Victoriaville Festival: from avant jazz to indie rock

Vijay Iyer. Photo: Lena AdashevaVijay Iyer. Photo: Lena Adasheva

For its 35th season, the Festival International de musique actuelle de Victoriaville (FIMAV) has lined up a varied program – 21 concerts over four days that touch base with the recent past and also break new ground with emerging innovators. That mix is what draws devoted fans from Quebec and North America to this quiet town, 164 kilometres northeast of Montreal.

It runs from May 16-19.

There are few distractions here, so it is a delight to check out the music in the recently-built downtown cultural centre, the nearby Coliseum, or a 19th century church.

Yes, there are experimental films and sound installations to check out, but the main draw is the daring and innovative music that makes this a world-class event in the improvised and experimental scene – from avant jazz and free improv to indie rock.

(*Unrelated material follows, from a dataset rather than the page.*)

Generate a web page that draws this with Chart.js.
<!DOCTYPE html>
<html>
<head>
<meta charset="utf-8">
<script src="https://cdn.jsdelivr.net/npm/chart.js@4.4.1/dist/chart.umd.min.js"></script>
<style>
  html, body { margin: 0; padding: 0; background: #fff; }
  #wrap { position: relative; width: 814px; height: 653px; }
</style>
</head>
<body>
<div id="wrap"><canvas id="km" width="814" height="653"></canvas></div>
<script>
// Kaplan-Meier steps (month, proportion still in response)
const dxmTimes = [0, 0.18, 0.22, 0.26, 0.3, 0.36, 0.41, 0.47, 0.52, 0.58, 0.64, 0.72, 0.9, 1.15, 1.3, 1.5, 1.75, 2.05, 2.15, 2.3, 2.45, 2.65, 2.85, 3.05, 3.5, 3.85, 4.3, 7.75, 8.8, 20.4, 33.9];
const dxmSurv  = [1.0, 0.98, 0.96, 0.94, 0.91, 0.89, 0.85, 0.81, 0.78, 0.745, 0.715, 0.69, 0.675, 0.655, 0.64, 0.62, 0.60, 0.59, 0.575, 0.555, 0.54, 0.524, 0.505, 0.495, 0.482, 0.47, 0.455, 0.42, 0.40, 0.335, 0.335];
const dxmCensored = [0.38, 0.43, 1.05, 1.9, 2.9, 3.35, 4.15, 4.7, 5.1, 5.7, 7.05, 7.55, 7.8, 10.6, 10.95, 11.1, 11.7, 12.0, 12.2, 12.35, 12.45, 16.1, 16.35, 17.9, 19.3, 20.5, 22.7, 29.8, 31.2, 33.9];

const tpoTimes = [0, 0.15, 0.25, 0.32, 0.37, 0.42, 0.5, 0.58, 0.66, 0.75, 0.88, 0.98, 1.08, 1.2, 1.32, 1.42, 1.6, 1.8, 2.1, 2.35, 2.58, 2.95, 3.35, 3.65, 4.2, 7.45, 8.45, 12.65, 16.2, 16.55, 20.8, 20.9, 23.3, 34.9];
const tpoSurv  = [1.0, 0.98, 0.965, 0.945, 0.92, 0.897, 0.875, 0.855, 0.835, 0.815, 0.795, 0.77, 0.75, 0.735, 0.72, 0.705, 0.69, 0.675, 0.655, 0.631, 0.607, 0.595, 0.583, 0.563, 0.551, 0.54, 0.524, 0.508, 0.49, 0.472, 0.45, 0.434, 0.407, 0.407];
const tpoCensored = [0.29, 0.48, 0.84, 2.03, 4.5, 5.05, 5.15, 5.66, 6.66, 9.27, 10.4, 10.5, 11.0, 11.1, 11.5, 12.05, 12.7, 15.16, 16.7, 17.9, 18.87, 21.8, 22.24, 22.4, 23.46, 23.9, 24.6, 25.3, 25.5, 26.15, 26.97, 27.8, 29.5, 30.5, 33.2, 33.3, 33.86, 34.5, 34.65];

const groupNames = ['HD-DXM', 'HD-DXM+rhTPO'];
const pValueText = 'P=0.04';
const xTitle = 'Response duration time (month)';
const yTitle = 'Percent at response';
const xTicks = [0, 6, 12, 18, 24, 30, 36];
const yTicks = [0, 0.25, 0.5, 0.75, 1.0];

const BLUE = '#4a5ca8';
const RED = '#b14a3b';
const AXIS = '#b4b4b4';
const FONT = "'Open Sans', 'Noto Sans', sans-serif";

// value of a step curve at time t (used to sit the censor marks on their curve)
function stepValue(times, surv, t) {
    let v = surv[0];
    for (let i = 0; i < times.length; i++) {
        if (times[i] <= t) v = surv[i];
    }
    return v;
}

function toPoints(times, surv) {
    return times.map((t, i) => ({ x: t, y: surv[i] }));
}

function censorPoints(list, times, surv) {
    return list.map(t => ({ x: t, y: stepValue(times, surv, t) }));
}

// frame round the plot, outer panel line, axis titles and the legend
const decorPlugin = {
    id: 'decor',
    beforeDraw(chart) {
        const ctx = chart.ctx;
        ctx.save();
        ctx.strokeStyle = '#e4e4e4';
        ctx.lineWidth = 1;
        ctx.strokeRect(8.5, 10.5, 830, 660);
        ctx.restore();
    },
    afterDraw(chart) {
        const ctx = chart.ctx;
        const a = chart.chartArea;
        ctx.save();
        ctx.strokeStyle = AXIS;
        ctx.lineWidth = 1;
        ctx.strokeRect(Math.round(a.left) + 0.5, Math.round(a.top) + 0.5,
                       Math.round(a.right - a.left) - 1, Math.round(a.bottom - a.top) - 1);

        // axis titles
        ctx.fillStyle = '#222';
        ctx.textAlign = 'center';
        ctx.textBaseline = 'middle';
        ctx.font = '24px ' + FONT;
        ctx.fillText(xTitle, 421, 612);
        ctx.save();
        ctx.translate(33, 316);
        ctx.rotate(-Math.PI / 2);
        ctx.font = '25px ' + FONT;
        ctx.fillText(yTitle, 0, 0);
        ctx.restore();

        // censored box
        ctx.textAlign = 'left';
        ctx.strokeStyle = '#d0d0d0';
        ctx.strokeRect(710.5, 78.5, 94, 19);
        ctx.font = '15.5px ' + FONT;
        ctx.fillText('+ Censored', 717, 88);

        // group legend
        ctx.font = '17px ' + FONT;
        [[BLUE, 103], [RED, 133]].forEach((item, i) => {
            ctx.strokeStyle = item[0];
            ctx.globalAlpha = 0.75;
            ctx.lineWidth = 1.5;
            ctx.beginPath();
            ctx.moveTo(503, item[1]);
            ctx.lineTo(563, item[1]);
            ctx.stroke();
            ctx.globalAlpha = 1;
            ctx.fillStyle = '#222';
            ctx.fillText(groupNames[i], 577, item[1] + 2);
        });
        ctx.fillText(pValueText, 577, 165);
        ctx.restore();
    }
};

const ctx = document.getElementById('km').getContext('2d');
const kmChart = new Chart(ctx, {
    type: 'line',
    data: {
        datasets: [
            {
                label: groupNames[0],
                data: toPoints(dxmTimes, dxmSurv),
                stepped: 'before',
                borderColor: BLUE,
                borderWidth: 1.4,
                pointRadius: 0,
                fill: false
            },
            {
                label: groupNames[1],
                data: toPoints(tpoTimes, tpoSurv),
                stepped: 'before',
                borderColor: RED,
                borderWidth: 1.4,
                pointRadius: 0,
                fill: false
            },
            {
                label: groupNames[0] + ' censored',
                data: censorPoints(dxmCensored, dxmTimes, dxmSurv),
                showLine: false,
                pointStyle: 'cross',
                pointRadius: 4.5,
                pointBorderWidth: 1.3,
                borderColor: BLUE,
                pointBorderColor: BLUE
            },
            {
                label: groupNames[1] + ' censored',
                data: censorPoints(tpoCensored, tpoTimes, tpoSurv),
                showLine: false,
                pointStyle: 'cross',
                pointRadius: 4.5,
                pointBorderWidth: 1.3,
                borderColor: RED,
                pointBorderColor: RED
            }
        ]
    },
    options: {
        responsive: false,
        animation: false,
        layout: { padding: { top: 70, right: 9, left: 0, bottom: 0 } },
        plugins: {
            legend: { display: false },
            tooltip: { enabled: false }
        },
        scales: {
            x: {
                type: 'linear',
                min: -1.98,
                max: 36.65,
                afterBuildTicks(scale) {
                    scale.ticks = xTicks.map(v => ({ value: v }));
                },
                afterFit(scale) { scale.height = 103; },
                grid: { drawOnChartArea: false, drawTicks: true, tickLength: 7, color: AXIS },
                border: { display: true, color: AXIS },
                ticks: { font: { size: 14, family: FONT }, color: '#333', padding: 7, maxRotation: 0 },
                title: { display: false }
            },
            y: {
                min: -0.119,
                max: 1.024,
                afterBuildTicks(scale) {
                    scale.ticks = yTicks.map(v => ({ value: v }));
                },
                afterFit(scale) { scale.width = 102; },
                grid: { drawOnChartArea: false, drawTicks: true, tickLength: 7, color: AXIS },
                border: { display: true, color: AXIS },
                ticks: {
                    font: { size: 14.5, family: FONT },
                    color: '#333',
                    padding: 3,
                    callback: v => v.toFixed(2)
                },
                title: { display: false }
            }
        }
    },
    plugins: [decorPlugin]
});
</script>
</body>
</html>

For artistic director Michel Levasseur, a primary focus was to hire musicians who have made a significant impact in the past 10-15 years such as pianist/leader Vijay Iyer, who first performed in Canada at Victo in 2006 in a trio. Now a major star, he performs Saturday, May 18 at 10pm in a sextet.

Thursday’s opener at 8pm features Vancouverbased cellist Peggy Lee, who first played here in 1997, leading a tentet playing her Echo Painting Suite with such accomplished players as trumpeter Brad Turner, organist Wayne Horvitz, and drummer Dylan Van Der Schyff.

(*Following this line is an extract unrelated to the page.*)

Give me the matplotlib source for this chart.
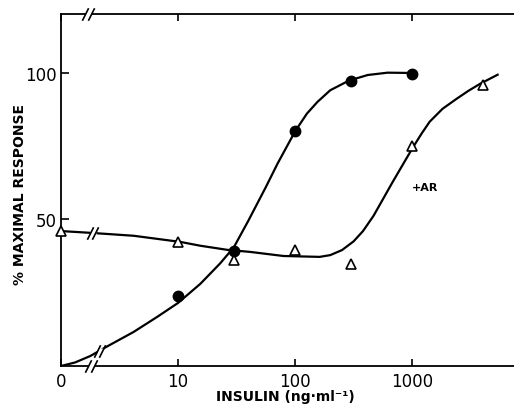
import numpy as np
import matplotlib.pyplot as plt
from matplotlib.transforms import blended_transform_factory

# insulin concentration (ng/ml); 0 is drawn one decade below 10 (broken axis)
# control (filled circles)
ctrl_x = [10, 30, 100, 300, 1000]
ctrl_y = [23.9, 39.2, 80.2, 97.3, 99.7]

# +AR (open triangles)
ar_x = [0, 10, 30, 100, 300, 1000, 4000]
ar_y = [46.0, 42.3, 36.2, 39.6, 34.8, 75.1, 95.9]

# hand-drawn curves (x in log10 units, 0 = the "0" position)
ctrl_curve_p = [0.0, 0.12, 0.25, 0.40, 0.62, 0.82, 1.0, 1.19, 1.36, 1.477, 1.6,
                1.75, 1.85, 2.0, 2.1, 2.19, 2.3, 2.46, 2.62, 2.79, 2.99]
ctrl_curve_y = [0.0, 1.2, 3.4, 6.8, 11.6, 16.7, 21.5, 28.0, 35.0, 40.5, 49.5,
                61.0, 69.0, 80.0, 86.0, 90.0, 94.0, 97.3, 99.2, 100.0, 99.9]
ar_curve_p = [0.0, 0.25, 0.62, 1.02, 1.19, 1.42, 1.615, 1.90, 2.21, 2.30, 2.40, 2.50,
              2.58, 2.67, 2.83, 3.0, 3.08, 3.15, 3.26, 3.38, 3.48, 3.58, 3.73]
ar_curve_y = [46.0, 45.4, 44.4, 42.3, 41.0, 39.6, 38.9, 37.5, 37.2, 37.8, 39.5, 42.5,
              46.0, 51.2, 62.5, 74.1, 79.2, 83.3, 87.7, 91.1, 93.8, 96.2, 99.3]

xticks = [0, 10, 100, 1000]
xticklabels = ['0', '10', '100', '1000']
yticks = [50, 100]


def pos(x):
    # 0 sits one decade below 10 on the log axis
    x = np.asarray(x, dtype=float)
    return np.where(x == 0, 1.0, x)


fig = plt.figure(figsize=(5.14, 4.10), dpi=100)
ax = fig.add_axes([0.1187, 0.1049, 0.8813, 0.8585])
ax.set_xscale('log')
ax.set_xlim(1, 10 ** 3.87)
ax.set_ylim(0, 120)

lw = 1.6
ax.plot(10 ** np.array(ctrl_curve_p), ctrl_curve_y, color='k', lw=lw, zorder=2,
        solid_joinstyle='round')
ax.plot(10 ** np.array(ar_curve_p), ar_curve_y, color='k', lw=lw, zorder=2,
        solid_joinstyle='round')
ax.plot(pos(ctrl_x), ctrl_y, 'o', color='k', ms=7.5, zorder=3, clip_on=False)
ax.plot(pos(ar_x), ar_y, '^', mfc='white', mec='k', mew=1.2, ms=7.5, zorder=3,
        clip_on=False)


# break marks "//" on the axes and the curves
def brk(p, y, trans):
    ax.plot([10 ** p], [y], 's', ms=4, mfc='white', mec='none', transform=trans,
            clip_on=False, zorder=5)
    for dp in (-0.022, 0.022):
        ax.plot([10 ** (p + dp)], [y], marker=[(-1, -2), (1, 2)], ms=9, color='k',
                mew=1.2, transform=trans, clip_on=False, zorder=6)


bt = blended_transform_factory(ax.transData, ax.transAxes)
brk(0.256, 0.0, bt)
brk(0.23, 1.0, bt)
brk(0.33, 5.1, ax.transData)
brk(0.27, 45.3, ax.transData)

ax.text(10 ** 3.0, 61, '+AR', fontsize=8, fontweight='bold', ha='left', va='center')

ax.spines['right'].set_visible(False)
for s in ['left', 'bottom', 'top']:
    ax.spines[s].set_linewidth(1.3)

ax.set_xticks(pos(xticks))
ax.set_xticklabels(xticklabels)
ax.xaxis.set_minor_locator(plt.NullLocator())
ax.tick_params(axis='x', which='major', direction='in', length=5, width=1.2,
               top=True, labelsize=12, pad=4)
ax.set_yticks(yticks)
ax.set_yticklabels([str(v) for v in yticks])
ax.tick_params(axis='y', direction='in', length=6, width=1.2, labelsize=12, pad=3)

ax.set_xlabel('INSULIN (ng·ml⁻¹)', fontsize=10, fontweight='bold')
ax.xaxis.set_label_coords(0.495, -0.066)
ax.set_ylabel('% MAXIMAL RESPONSE', fontsize=10, fontweight='bold')
ax.yaxis.set_label_coords(-0.074, 0.49)

plt.savefig('out.png', dpi=100)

The closing concert Sunday at 10pm is a double bill, first pairing the Indonesian duo Senyawa – singer Rully Shabara and Wukir Suryadi on the home-made, guitar-like bambuwukir – and Japanese vocalist-guitarist Keiji Heino.

Then, Holland’s The Ex lets loose with its threeguitar Indie Rock sound, propelled by drummer Katerina Bornefeld.

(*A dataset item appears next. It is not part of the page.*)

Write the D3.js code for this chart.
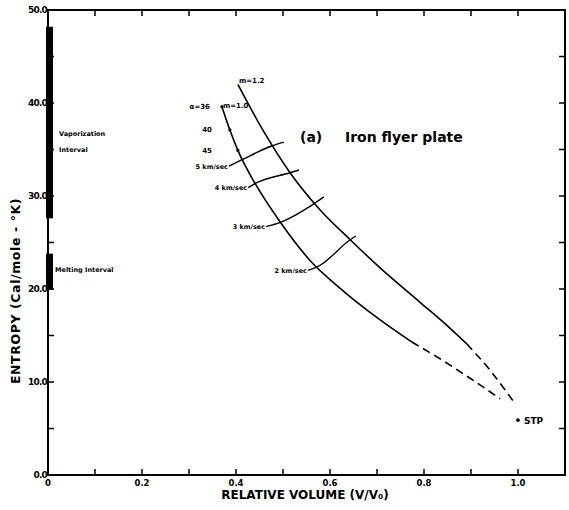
<!DOCTYPE html>
<html><head><meta charset="utf-8">
<script src="https://cdn.jsdelivr.net/npm/d3@7"></script>
<style>
html,body{margin:0;padding:0;background:#fff;}
svg{display:block;}
text{font-family:"DejaVu Sans",sans-serif;font-weight:bold;fill:#000;}
</style></head>
<body><svg id="chart" width="569" height="510"></svg>
<script>
// ---- data ----
const xTickValues = [0, 0.2, 0.4, 0.6, 0.8, 1.0];
const xTickLabels = ["0", "0.2", "0.4", "0.6", "0.8", "1.0"];
const yTickValues = [0, 10, 20, 30, 40, 50];
const yTickLabels = ["0.0", "10.0", "20.0", "30.0", "40.0", "50.0"];

// m = 1.2 curve (relative volume, entropy)
const m12SolidV = [0.404, 0.457, 0.515, 0.579, 0.643, 0.706, 0.791, 0.855, 0.891];
const m12SolidS = [42.0, 37.1, 32.5, 28.5, 25.3, 22.3, 18.6, 15.8, 14.1];
const m12DashV = [0.891, 0.940, 0.989];
const m12DashS = [14.1, 11.3, 8.0];
// m = 1.0 curve
const m10SolidV = [0.370, 0.387, 0.404, 0.440, 0.494, 0.557, 0.621, 0.706, 0.774];
const m10SolidS = [39.6, 37.1, 34.9, 31.4, 27.2, 23.1, 20.1, 16.7, 14.3];
const m10DashV = [0.774, 0.834, 0.898, 0.962];
const m10DashS = [14.3, 12.5, 10.4, 8.2];

// angle marks on m = 1.0 curve
const angleLabels = ["\u03b1=36", "40", "45"];
const angleV = [0.370, 0.387, 0.404];
const angleS = [39.6, 37.1, 34.9];

// flyer velocity lines
const velLabels = ["5 km/sec", "4 km/sec", "3 km/sec", "2 km/sec"];
const velV = [[0.385, 0.413, 0.477, 0.502], [0.426, 0.443, 0.515, 0.534], [0.464, 0.496, 0.564, 0.587], [0.553, 0.574, 0.643, 0.655]];
const velS = [[33.2, 33.9, 35.4, 35.8], [30.9, 31.4, 32.5, 32.8], [26.7, 27.2, 29.1, 29.9], [22.0, 22.4, 25.3, 25.7]];

// phase intervals on entropy axis
const vaporInterval = [27.6, 48.2];
const meltInterval = [19.9, 23.8];
const stp = [1.0, 5.9];

// ---- drawing ----
const svg = d3.select("#chart");
const L = 48, R = 565, T = 10, B = 475;
const x = d3.scaleLinear().domain([0, 1.1]).range([L, R]);
const y = d3.scaleLinear().domain([0, 50]).range([B, T]);
const zip = (a, b) => a.map((v, i) => [v, b[i]]);
const line = d3.line().x(d => x(d[0])).y(d => y(d[1])).curve(d3.curveMonotoneX);

// frame
svg.append("rect").attr("x", L).attr("y", T).attr("width", R - L).attr("height", B - T)
  .attr("fill", "none").attr("stroke", "#000").attr("stroke-width", 2);

// ticks (inward)
const minorX = d3.range(0, 1.1001, 0.1);
const minorY = d3.range(0, 50.001, 5);
const g = svg.append("g").attr("stroke", "#000").attr("stroke-width", 1.5);
minorX.forEach(v => {
  g.append("line").attr("x1", x(v)).attr("x2", x(v)).attr("y1", B).attr("y2", B - 6);
  g.append("line").attr("x1", x(v)).attr("x2", x(v)).attr("y1", T).attr("y2", T + 6);
});
minorY.forEach(v => {
  g.append("line").attr("x1", L).attr("x2", L + 6).attr("y1", y(v)).attr("y2", y(v));
  g.append("line").attr("x1", R).attr("x2", R - 6).attr("y1", y(v)).attr("y2", y(v));
});

// tick labels
xTickValues.forEach((v, i) => {
  svg.append("text").attr("x", x(v)).attr("y", B + 11).attr("text-anchor", "middle")
    .attr("font-size", 8.5).text(xTickLabels[i]);
});
yTickValues.forEach((v, i) => {
  svg.append("text").attr("x", L - 1).attr("y", y(v) + 3).attr("text-anchor", "end")
    .attr("font-size", 9).attr("letter-spacing", -0.8).text(yTickLabels[i]);
});

// axis titles
svg.append("text").attr("x", 305).attr("y", 499).attr("text-anchor", "middle")
  .attr("font-size", 12).text("RELATIVE VOLUME (V/V\u2080)");
svg.append("text").attr("transform", "translate(20,291) rotate(-90)").attr("text-anchor", "middle")
  .attr("font-size", 12.5).attr("letter-spacing", 0.6).text("ENTROPY (Cal/mole - \u00b0K)");

// phase intervals
svg.append("rect").attr("x", L - 2).attr("width", 7)
  .attr("y", y(vaporInterval[1])).attr("height", y(vaporInterval[0]) - y(vaporInterval[1])).attr("fill", "#000");
svg.append("rect").attr("x", L - 2).attr("width", 7)
  .attr("y", y(meltInterval[1])).attr("height", y(meltInterval[0]) - y(meltInterval[1])).attr("fill", "#000");
svg.append("text").attr("x", 59).attr("y", y(36.4)).attr("font-size", 6.5).text("Vaporization");
svg.append("text").attr("x", 59).attr("y", y(34.7)).attr("font-size", 6.5).text("Interval");
svg.append("text").attr("x", 55).attr("y", y(21.8)).attr("font-size", 6.5).text("Melting Interval");

// curves
const curveStyle = sel => sel.attr("fill", "none").attr("stroke", "#000").attr("stroke-width", 1.6);
svg.append("path").attr("d", line(zip(m12SolidV, m12SolidS))).call(curveStyle);
svg.append("path").attr("d", line(zip(m12DashV, m12DashS))).call(curveStyle).attr("stroke-dasharray", "8,5");
svg.append("path").attr("d", line(zip(m10SolidV, m10SolidS))).call(curveStyle);
svg.append("path").attr("d", line(zip(m10DashV, m10DashS))).call(curveStyle).attr("stroke-dasharray", "8,5");

// curve labels
svg.append("text").attr("x", x(m12SolidV[0]) + 1).attr("y", y(m12SolidS[0]) - 1)
  .attr("font-size", 7).text("m=1.2");
svg.append("text").attr("x", x(m10SolidV[0]) + 1).attr("y", y(m10SolidS[0]) + 1)
  .attr("font-size", 7).text("m=1.0");

// angle marks
angleV.forEach((v, i) => {
  svg.append("circle").attr("cx", x(v)).attr("cy", y(angleS[i])).attr("r", 1.6).attr("fill", "#000");
  svg.append("text").attr("x", i === 0 ? 210 : 212).attr("y", y(angleS[i]) + 2.5)
    .attr("text-anchor", "end").attr("font-size", 7).text(angleLabels[i]);
});

// velocity lines
velLabels.forEach((lab, i) => {
  const pts = zip(velV[i], velS[i]);
  svg.append("path").attr("d", line(pts)).call(curveStyle).attr("stroke-width", 1.4);
  svg.append("text").attr("x", x(velV[i][0]) - 1).attr("y", y(velS[i][0]) + 2.5)
    .attr("text-anchor", "end").attr("font-size", 6.5).text(lab);
});

// STP
svg.append("circle").attr("cx", x(stp[0])).attr("cy", y(stp[1])).attr("r", 1.8).attr("fill", "#000");
svg.append("text").attr("x", x(stp[0]) + 6).attr("y", y(stp[1]) + 3.5).attr("font-size", 9).text("STP");

// panel title
svg.append("text").attr("x", 300).attr("y", 142).attr("font-size", 14).text("(a)");
svg.append("text").attr("x", 345).attr("y", 142).attr("font-size", 14).text("Iron flyer plate");
</script>
</body></html>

Other highlights feature musicians Levasseur describes as “the masters” – American bassist Barre Phillips, 84, plays solo upright bass at 10pm May 17. It’s a double bill, to be followed by German saxophonist Peter Brötzmann, 78, in a trio with Heather Leigh on pedal guitar and guitarist Keiji Haino; Saxophonist Roscoe Mitchell, 78 and a founder of the influential Art Ensemble of Chicago, is joined by Philadelphia poet Camae Ayewa, who performs as Moor Mother, at 8pm, May 18.

Two big ensemble projects are on tap, featuring mainly Quebec musicians: May 17, 8 pm, guitarist-composer Rainer Wiens presents his 12-member Birds of a Feather, based on what the musicians developed from recordings of birdsongs. May 19, 8 pm, Joker a 20-member choir, founded by vocalist Joane Hétu, with improv veterans Danielle Palardy Roger and Jean Derome, performs Hétu’s Les Lucioles.

“There is a lot to discover, a lot of risk – that’s why people come to Victoriaville,” Levasseur said.